Stored dataset items
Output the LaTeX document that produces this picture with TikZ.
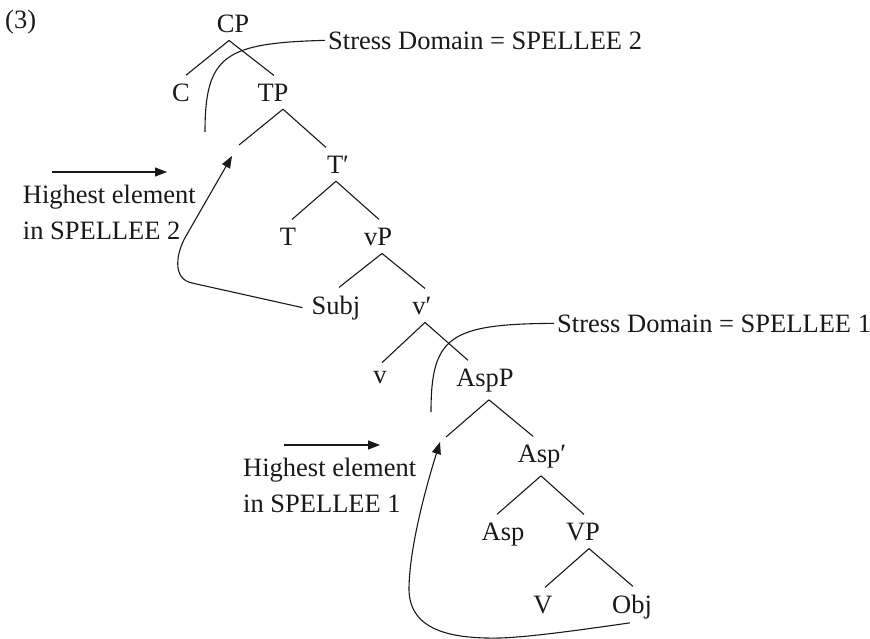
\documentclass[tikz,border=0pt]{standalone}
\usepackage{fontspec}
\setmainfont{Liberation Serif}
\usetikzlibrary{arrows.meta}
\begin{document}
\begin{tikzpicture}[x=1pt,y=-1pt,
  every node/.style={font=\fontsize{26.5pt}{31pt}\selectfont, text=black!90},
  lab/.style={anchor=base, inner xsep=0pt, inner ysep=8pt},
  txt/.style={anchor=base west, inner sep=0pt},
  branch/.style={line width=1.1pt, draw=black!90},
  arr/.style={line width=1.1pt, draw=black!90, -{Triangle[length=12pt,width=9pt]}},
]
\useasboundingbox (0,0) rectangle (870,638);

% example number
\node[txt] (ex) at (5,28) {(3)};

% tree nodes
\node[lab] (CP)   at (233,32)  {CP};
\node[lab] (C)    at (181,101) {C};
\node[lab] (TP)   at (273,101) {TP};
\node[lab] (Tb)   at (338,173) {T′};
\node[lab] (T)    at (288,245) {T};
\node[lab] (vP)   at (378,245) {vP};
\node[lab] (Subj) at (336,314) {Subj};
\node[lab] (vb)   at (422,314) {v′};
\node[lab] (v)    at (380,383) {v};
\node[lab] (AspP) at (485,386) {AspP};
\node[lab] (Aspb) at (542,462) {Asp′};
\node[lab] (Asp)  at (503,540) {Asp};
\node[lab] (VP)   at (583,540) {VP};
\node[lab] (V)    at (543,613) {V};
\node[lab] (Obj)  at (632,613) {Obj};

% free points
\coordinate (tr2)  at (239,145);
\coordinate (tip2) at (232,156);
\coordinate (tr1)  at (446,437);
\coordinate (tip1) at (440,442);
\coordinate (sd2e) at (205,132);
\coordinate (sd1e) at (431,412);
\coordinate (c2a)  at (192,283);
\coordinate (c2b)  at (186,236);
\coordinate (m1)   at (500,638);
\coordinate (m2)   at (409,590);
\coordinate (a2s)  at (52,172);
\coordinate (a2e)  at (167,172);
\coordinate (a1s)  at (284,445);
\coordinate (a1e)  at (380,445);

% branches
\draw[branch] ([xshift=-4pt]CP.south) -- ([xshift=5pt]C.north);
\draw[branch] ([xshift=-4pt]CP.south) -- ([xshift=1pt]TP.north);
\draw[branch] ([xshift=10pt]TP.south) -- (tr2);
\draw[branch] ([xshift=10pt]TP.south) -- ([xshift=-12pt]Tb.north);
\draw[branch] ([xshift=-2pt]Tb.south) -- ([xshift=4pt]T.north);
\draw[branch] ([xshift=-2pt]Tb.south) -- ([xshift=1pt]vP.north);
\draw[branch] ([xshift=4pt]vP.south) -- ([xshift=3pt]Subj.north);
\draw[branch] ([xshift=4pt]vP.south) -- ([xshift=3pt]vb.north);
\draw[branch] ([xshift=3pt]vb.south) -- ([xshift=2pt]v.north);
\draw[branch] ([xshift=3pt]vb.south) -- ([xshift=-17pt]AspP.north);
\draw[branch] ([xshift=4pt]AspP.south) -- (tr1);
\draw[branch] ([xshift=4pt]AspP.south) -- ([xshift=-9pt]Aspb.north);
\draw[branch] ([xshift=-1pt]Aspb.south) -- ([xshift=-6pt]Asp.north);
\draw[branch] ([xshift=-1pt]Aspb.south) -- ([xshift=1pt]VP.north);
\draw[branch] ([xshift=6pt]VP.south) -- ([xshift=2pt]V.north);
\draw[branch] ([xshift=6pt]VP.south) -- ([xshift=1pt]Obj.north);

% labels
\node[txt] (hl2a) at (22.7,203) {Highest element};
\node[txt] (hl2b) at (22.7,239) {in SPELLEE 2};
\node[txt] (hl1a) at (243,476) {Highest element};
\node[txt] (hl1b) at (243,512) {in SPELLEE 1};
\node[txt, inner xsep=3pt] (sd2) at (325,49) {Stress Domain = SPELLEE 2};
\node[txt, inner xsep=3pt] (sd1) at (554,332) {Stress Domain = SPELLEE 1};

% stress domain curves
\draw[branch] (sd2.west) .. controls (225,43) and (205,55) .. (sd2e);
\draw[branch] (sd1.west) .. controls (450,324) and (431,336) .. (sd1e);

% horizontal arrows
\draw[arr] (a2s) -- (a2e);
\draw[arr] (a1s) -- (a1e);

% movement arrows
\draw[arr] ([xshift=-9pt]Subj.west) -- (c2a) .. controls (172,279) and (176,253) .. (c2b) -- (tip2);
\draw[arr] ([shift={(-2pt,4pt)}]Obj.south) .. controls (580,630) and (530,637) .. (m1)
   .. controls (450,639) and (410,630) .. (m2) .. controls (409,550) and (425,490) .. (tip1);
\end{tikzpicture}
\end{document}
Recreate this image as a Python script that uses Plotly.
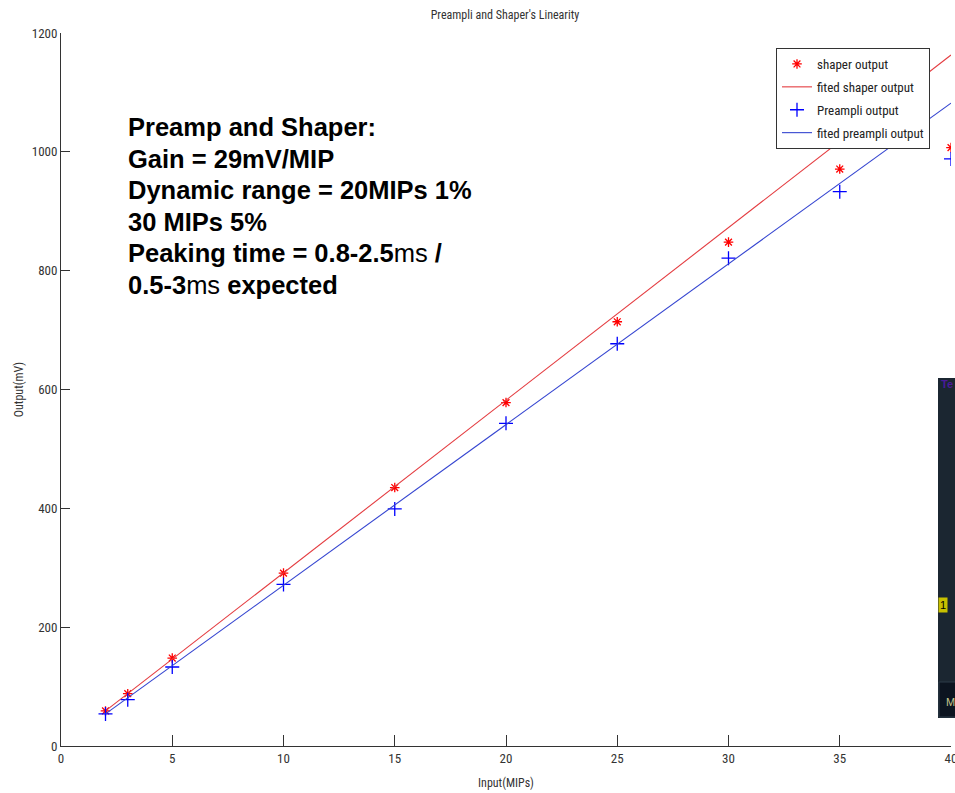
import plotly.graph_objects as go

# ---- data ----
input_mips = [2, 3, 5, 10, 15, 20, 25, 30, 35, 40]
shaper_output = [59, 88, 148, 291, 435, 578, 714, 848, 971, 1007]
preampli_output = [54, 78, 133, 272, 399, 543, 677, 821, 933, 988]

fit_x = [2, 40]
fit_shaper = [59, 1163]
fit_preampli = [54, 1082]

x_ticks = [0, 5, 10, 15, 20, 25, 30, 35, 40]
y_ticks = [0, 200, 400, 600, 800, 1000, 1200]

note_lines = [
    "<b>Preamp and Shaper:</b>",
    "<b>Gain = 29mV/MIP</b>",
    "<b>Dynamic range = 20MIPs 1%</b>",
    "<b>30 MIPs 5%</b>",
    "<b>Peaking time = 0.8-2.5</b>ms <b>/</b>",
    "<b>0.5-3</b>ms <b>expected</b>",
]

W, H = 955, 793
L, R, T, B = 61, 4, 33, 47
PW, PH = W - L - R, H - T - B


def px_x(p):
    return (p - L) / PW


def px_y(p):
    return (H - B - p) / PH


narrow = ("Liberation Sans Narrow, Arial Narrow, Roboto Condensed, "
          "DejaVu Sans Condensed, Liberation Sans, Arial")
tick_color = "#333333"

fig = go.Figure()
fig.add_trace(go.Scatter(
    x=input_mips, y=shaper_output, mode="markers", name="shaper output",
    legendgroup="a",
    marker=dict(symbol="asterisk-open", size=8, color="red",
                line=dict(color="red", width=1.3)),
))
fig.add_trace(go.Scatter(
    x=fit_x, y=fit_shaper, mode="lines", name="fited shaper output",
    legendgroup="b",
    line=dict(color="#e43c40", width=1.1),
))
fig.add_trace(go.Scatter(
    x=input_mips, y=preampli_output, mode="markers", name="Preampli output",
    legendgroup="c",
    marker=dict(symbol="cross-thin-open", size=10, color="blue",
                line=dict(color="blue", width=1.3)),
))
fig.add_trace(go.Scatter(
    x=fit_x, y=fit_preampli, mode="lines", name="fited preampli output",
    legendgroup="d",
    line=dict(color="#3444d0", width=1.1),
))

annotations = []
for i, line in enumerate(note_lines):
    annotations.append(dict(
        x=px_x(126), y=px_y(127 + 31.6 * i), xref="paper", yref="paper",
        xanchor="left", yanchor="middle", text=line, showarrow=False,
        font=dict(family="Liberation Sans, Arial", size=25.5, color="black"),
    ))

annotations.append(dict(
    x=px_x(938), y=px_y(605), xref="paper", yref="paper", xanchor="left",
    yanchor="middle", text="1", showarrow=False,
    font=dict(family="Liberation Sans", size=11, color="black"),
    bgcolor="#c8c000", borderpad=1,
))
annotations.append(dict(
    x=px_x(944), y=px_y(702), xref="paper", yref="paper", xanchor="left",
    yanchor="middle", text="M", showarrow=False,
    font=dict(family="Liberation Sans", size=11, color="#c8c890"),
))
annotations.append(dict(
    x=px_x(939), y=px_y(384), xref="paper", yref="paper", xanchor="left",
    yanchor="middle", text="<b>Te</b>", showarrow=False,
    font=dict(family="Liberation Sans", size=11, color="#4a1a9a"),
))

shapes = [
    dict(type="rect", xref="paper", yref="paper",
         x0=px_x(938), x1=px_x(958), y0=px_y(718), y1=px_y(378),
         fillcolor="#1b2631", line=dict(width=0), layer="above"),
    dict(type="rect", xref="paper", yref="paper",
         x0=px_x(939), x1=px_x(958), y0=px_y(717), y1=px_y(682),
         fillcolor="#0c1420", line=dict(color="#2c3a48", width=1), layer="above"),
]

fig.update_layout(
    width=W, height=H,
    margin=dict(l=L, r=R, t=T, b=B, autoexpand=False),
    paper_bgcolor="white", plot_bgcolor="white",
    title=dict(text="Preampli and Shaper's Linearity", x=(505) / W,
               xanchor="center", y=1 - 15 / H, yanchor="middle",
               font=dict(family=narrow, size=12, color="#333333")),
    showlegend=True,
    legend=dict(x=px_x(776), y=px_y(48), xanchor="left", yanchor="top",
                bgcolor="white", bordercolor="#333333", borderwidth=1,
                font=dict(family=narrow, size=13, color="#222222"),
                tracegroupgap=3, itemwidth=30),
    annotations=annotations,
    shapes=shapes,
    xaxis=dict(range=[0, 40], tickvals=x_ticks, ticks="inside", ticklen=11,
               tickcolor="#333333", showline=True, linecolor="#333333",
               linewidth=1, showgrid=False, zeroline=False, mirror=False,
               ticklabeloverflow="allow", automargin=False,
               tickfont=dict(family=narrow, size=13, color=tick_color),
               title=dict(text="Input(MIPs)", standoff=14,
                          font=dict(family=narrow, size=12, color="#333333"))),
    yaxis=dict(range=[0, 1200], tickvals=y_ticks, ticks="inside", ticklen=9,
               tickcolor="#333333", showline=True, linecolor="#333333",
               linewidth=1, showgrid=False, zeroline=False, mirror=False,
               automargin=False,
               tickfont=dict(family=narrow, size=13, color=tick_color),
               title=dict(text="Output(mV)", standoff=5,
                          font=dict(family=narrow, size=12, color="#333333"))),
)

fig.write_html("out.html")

WHAT YOU SHOULD DO:
Repeat the records above exactly, from the first line through the line containing "(ex) at (5,28)", and leave out the pictures.

ANSWER TO THIS PROBLEM:
Output the LaTeX document that produces this picture with TikZ.
\documentclass[tikz,border=0pt]{standalone}
\usepackage{fontspec}
\setmainfont{Liberation Serif}
\usetikzlibrary{arrows.meta}
\begin{document}
\begin{tikzpicture}[x=1pt,y=-1pt,
  every node/.style={font=\fontsize{26.5pt}{31pt}\selectfont, text=black!90},
  lab/.style={anchor=base, inner xsep=0pt, inner ysep=8pt},
  txt/.style={anchor=base west, inner sep=0pt},
  branch/.style={line width=1.1pt, draw=black!90},
  arr/.style={line width=1.1pt, draw=black!90, -{Triangle[length=12pt,width=9pt]}},
]
\useasboundingbox (0,0) rectangle (870,638);

% example number
\node[txt] (ex) at (5,28) {(3)};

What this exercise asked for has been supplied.